— The problem —
Repeat exactly the lines from the start of the material below up to and including the "const ppvEdgeHi = [5.44, 5.92, 6.78, 7.75];" line.

----------

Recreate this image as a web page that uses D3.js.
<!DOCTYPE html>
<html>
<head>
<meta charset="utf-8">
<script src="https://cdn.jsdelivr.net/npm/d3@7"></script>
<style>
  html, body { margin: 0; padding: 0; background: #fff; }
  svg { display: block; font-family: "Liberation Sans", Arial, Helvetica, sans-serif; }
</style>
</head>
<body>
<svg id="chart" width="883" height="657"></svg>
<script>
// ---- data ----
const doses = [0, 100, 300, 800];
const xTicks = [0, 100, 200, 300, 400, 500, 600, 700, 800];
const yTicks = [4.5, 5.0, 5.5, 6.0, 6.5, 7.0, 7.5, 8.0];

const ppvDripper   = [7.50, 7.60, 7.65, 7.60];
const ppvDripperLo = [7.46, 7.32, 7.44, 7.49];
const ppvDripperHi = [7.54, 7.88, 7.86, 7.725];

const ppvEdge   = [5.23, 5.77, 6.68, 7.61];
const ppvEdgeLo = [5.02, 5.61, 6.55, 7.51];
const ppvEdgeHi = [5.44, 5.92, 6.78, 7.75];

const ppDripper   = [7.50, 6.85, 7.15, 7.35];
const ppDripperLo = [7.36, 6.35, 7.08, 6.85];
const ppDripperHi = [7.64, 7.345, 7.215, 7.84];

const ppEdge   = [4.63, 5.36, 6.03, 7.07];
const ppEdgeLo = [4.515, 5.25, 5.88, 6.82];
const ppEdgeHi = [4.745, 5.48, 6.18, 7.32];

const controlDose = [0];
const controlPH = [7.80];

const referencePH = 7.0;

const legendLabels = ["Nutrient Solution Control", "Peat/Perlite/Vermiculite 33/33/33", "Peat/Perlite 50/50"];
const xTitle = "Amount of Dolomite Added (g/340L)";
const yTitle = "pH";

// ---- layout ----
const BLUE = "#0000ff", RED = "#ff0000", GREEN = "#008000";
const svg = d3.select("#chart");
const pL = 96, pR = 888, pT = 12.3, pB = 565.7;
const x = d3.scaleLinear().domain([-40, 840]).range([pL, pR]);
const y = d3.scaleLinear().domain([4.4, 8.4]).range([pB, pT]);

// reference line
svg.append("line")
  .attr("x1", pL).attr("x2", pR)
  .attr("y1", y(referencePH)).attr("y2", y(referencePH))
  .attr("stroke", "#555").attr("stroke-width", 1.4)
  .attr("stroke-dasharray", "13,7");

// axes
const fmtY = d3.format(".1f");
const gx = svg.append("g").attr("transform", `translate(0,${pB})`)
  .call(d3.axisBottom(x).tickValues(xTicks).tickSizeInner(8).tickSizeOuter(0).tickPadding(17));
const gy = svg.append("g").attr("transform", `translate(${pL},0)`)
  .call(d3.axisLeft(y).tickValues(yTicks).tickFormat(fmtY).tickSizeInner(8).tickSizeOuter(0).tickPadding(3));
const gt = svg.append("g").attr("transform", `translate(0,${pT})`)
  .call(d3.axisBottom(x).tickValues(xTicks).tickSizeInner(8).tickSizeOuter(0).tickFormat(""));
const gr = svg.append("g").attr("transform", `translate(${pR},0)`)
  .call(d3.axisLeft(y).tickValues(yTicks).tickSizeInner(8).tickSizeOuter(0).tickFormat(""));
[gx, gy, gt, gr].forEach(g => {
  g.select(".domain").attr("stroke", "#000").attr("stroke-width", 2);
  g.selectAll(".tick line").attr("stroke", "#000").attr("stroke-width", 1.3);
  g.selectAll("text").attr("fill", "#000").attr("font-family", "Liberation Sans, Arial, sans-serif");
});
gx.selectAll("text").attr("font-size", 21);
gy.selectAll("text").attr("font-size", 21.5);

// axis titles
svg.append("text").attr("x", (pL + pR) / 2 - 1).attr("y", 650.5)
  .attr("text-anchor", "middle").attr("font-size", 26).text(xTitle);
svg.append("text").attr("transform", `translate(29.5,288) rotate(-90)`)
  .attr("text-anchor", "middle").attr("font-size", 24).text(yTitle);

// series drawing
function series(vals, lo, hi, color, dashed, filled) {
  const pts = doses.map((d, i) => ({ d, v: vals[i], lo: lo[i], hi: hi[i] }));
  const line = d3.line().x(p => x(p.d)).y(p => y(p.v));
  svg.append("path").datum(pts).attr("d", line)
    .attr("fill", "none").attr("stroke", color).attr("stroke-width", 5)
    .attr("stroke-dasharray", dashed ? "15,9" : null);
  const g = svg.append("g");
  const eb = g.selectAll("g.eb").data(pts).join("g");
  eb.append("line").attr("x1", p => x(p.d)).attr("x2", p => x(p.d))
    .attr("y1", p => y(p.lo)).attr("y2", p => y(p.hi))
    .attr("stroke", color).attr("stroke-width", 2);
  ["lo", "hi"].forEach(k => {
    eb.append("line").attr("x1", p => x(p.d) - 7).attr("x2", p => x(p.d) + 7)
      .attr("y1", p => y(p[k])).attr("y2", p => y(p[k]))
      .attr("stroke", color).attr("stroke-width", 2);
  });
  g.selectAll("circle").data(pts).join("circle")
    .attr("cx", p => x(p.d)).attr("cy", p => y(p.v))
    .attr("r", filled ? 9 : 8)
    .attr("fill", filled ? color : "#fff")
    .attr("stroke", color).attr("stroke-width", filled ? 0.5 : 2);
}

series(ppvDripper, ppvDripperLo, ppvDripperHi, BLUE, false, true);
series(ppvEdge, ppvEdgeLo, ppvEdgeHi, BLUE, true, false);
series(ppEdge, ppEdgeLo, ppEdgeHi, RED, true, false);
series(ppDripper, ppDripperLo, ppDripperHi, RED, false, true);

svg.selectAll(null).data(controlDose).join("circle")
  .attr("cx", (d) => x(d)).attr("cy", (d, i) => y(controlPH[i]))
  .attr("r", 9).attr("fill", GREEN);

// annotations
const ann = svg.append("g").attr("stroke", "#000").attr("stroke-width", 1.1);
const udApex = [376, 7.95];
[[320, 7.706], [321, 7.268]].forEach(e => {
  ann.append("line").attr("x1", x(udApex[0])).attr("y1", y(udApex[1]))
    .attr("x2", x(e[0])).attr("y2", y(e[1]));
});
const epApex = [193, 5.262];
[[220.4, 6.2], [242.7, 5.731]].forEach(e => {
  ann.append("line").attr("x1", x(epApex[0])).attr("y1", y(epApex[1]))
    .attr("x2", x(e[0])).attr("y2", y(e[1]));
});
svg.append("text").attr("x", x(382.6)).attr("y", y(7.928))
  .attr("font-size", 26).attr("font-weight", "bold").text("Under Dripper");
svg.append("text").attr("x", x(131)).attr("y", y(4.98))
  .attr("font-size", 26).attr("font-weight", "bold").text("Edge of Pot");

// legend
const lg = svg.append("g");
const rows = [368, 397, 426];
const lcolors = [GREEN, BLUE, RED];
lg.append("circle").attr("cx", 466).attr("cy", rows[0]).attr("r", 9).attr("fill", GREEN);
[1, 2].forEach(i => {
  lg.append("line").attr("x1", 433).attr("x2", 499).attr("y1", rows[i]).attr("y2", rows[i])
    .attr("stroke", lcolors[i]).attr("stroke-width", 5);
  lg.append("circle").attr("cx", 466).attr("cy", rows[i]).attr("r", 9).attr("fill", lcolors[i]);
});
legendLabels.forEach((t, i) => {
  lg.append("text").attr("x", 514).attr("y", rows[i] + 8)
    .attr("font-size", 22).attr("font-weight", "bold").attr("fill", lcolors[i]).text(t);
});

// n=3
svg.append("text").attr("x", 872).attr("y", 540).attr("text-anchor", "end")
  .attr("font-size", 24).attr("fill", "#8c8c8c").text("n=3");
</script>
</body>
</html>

----------

— Answer to the task —
Recreate this image as a web page that uses D3.js.
<!DOCTYPE html>
<html>
<head>
<meta charset="utf-8">
<script src="https://cdn.jsdelivr.net/npm/d3@7"></script>
<style>
  html, body { margin: 0; padding: 0; background: #fff; }
  svg { display: block; font-family: "Liberation Sans", Arial, Helvetica, sans-serif; }
</style>
</head>
<body>
<svg id="chart" width="883" height="657"></svg>
<script>
// ---- data ----
const doses = [0, 100, 300, 800];
const xTicks = [0, 100, 200, 300, 400, 500, 600, 700, 800];
const yTicks = [4.5, 5.0, 5.5, 6.0, 6.5, 7.0, 7.5, 8.0];

const ppvDripper   = [7.50, 7.60, 7.65, 7.60];
const ppvDripperLo = [7.46, 7.32, 7.44, 7.49];
const ppvDripperHi = [7.54, 7.88, 7.86, 7.725];

const ppvEdge   = [5.23, 5.77, 6.68, 7.61];
const ppvEdgeLo = [5.02, 5.61, 6.55, 7.51];
const ppvEdgeHi = [5.44, 5.92, 6.78, 7.75];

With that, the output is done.